Now, I can see why this won't work, but I coded the following structure:
struct Bits2 {
unsigned int a:6;
unsigned int b:1;
unsigned int c:1;
unsigned int d:1;
} __attribute__((__packed__));
Setting b, c, and d to 1, and a to 0 results in the following two bytes:
c0 01
This isn't what I wanted. I was hoping to see this:
e0 00
Is there any way to specify a structure that has three bits in the most significant bits of the first byte and six bits spanning the five least significant bits of the first byte and the most significant bit of the second?
Please be aware that I have no control over where these bits are supposed to be laid out: it's a layout of bits that are defined by someone else's interface.
(Note that all of this is gcc-specific commentary - I'm well aware that the layout of bitfields is implementation-defined).
Not on a little-endian machine: The problem is that on a little-endian machine, the most significant bit of the second byte isn't considered "adjacent" to the least significant bits of the first byte.
You can, however, combine the bitfields with the ntohs() function:
union u_Bits2{
struct Bits2 {
uint16_t _padding:7;
uint16_t a:6;
uint16_t b:1;
uint16_t c:1;
uint16_t d:1;
} bits __attribute__((__packed__));
uint16_t word;
}
union u_Bits2 flags;
flags.word = ntohs(flag_bytes_from_network);
However, I strongly recommend you avoid bitfields and instead use shifting and masks.

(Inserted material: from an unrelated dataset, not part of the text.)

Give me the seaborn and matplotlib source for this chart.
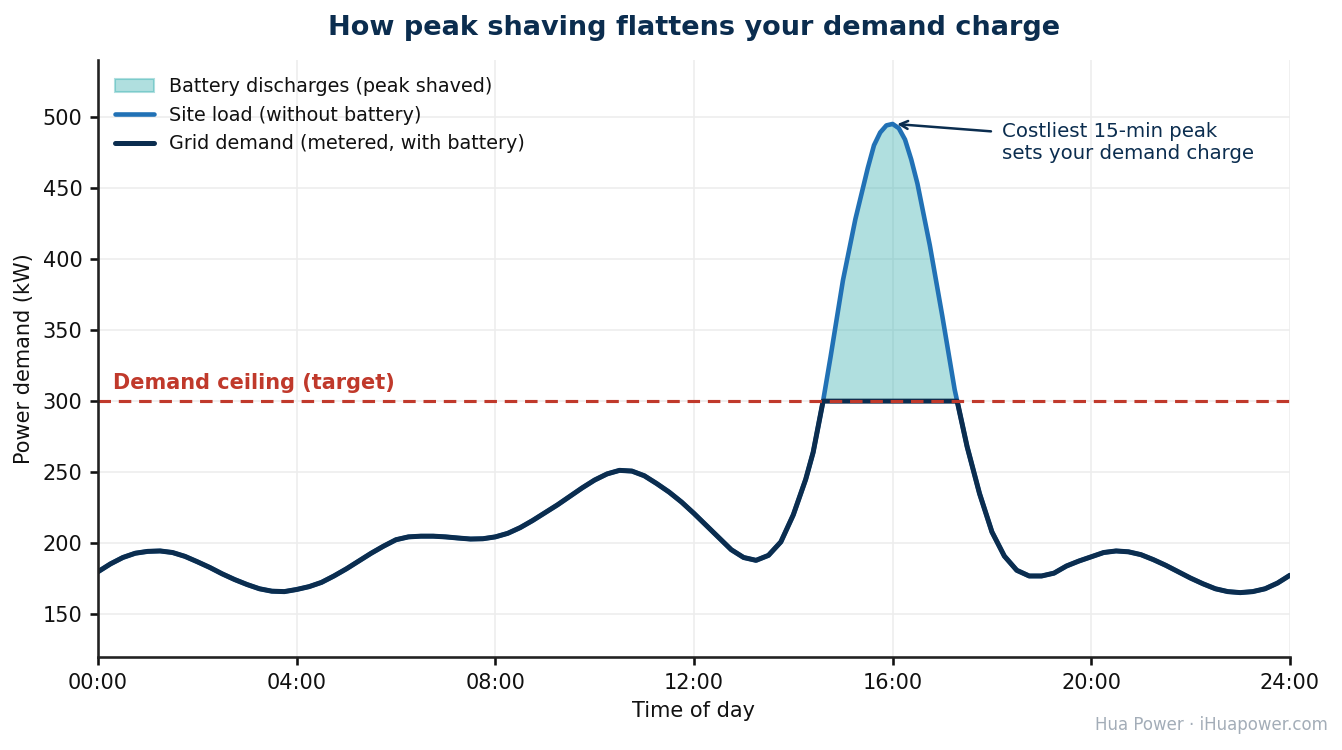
import numpy as np
import pandas as pd
import seaborn as sns
from matplotlib import pyplot as plt
from matplotlib.patches import Patch
from matplotlib.lines import Line2D

# values (hour of day, kW)
hours = [0.0, 0.25, 0.5, 0.75, 1.0, 1.25, 1.5, 1.75, 2.0, 2.25, 2.5, 2.75, 3.0, 3.25,
         3.5, 3.75, 4.0, 4.25, 4.5, 4.75, 5.0, 5.25, 5.5, 5.75, 6.0, 6.25, 6.5, 6.75,
         7.0, 7.25, 7.5, 7.75, 8.0, 8.25, 8.5, 8.75, 9.0, 9.25, 9.5, 9.75, 10.0, 10.25,
         10.5, 10.75, 11.0, 11.25, 11.5, 11.75, 12.0, 12.25, 12.5, 12.75, 13.0, 13.25,
         13.5, 13.75, 14.0, 14.25, 14.4, 14.5, 14.6, 14.75, 15.0, 15.25, 15.5, 15.625,
         15.75, 15.875, 16.0, 16.125, 16.25, 16.375, 16.5, 16.75, 17.0, 17.25, 17.3,
         17.5, 17.75, 18.0, 18.25, 18.5, 18.75, 19.0, 19.25, 19.5, 19.75, 20.0, 20.25,
         20.5, 20.75, 21.0, 21.25, 21.5, 21.75, 22.0, 22.25, 22.5, 22.75, 23.0, 23.25,
         23.5, 23.75, 24.0]
site_load = [180, 185.5, 190, 193, 194.3, 194.6, 193.5, 190.8, 187, 183, 178.5, 174.5,
             171, 168, 166.3, 166, 167.5, 169.5, 172.5, 177, 182, 187.5, 193, 198, 202.5,
             204.5, 205, 205, 204.5, 203.7, 203, 203.2, 204.5, 207, 211, 216, 221.5, 227,
             233, 239, 244.5, 248.8, 251.3, 250.8, 247.5, 242, 236, 229, 221, 212.5, 204,
             195.5, 190, 188, 191.5, 201, 220, 245, 264, 282, 300, 331, 385, 428, 464, 480,
             489, 494, 495, 492, 484, 470, 453, 409.5, 360, 308, 300, 268, 235, 208, 191,
             181, 177, 177, 179, 184, 187.5, 190.5, 193.5, 194.6, 194, 192, 188.5, 184.5,
             180, 175.5, 171.5, 168, 166, 165.3, 166, 168, 172, 177.5]
ceiling = 300
tick_hours = [0, 4, 8, 12, 16, 20, 24]
tick_labels = ['00:00', '04:00', '08:00', '12:00', '16:00', '20:00', '24:00']

df = pd.DataFrame({'hour': hours, 'load': site_load})
df['grid'] = np.minimum(df['load'], ceiling)

navy = '#0b2d4f'
blue = '#2171b5'
red = '#c0392b'
teal = '#1da6a6'

sns.set_theme(style='ticks', rc={'text.color': '#111111', 'axes.labelcolor': '#111111',
                                 'xtick.color': '#111111', 'ytick.color': '#111111'})
plt.rcParams['font.family'] = ['DejaVu Sans']

fig, ax = plt.subplots(figsize=(8.953, 5), dpi=150)
fig.subplots_adjust(left=0.073, right=0.9605, top=0.92, bottom=0.124)

ax.grid(True, color='#ededed', linewidth=0.8)
ax.set_axisbelow(True)

ax.fill_between(df['hour'], ceiling, df['load'], where=df['load'] >= ceiling,
                color=teal, alpha=0.35, linewidth=0, interpolate=True)
sns.lineplot(data=df, x='hour', y='load', ax=ax, color=blue, linewidth=2.2)
sns.lineplot(data=df, x='hour', y='grid', ax=ax, color=navy, linewidth=2.4)
ax.axhline(ceiling, color=red, linestyle='--', linewidth=1.5, dashes=(4, 2.5))

ax.text(0.3, ceiling + 6, 'Demand ceiling (target)', color=red, fontsize=10,
        fontweight='bold', va='bottom', ha='left')

ax.annotate('Costliest 15-min peak\nsets your demand charge', xy=(16.05, 495),
            xytext=(18.2, 482), color=navy, fontsize=9.5, va='center', ha='left',
            arrowprops=dict(arrowstyle='->', color=navy, lw=1.2, relpos=(0, 0.75),
                            shrinkA=3, shrinkB=1))

ax.set_xlim(0, 24)
ax.set_ylim(120, 540)
ax.set_xticks(tick_hours)
ax.set_xticklabels(tick_labels)
ax.set_yticks(range(150, 501, 50))
ax.tick_params(labelsize=10, length=4)
ax.set_xlabel('Time of day', fontsize=10)
ax.set_ylabel('Power demand (kW)', fontsize=10)
ax.set_title('How peak shaving flattens your demand charge', fontsize=13,
             fontweight='bold', color=navy, pad=12)
sns.despine(ax=ax)
for s in ['left', 'bottom']:
    ax.spines[s].set_color('#222222')

handles = [Patch(facecolor=teal, edgecolor=teal, alpha=0.35, label='Battery discharges (peak shaved)'),
           Line2D([0], [0], color=blue, linewidth=2.2, label='Site load (without battery)'),
           Line2D([0], [0], color=navy, linewidth=2.4, label='Grid demand (metered, with battery)')]
ax.legend(handles=handles, loc='upper left', frameon=False, fontsize=9.2,
          borderaxespad=0.5, handlelength=2.0)

fig.text(0.989, 0.022, 'Hua Power · iHuapower.com', ha='right', va='bottom',
         color='#a3adb8', fontsize=8)

fig.savefig('out.png', dpi=150)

Usually you can't do strong assumptions on how the union will be packed, every compiler implementation may choose to pack it differently (to save space or align bitfields inside bytes).
I would suggest you to just work out with masking and bitwise operators..
from this link:
The main use of bitfields is either to allow tight packing of data or to be able to specify the fields within some externally produced data files. C gives no guarantee of the ordering of fields within machine words, so if you do use them for the latter reason, you program will not only be non-portable, it will be compiler-dependent too. The Standard says that fields are packed into ‘storage units’, which are typically machine words. The packing order, and whether or not a bitfield may cross a storage unit boundary, are implementation defined. To force alignment to a storage unit boundary, a zero width field is used before the one that you want to have aligned.
C/C++ has no means of specifying the bit by bit memory layout of structs, so you will need to do manual bit shifting and masking on 8 or 16bit (unsigned) integers (uint8_t, uint16_t from <stdint.h> or <cstdint>).
Of the good dozen of programming languages I know, only very few allow you to specify bit-by-bit memory layout for bit fields: Ada, Erlang, VHDL (and Verilog).
(Community wiki if you want to add more languages to that list.)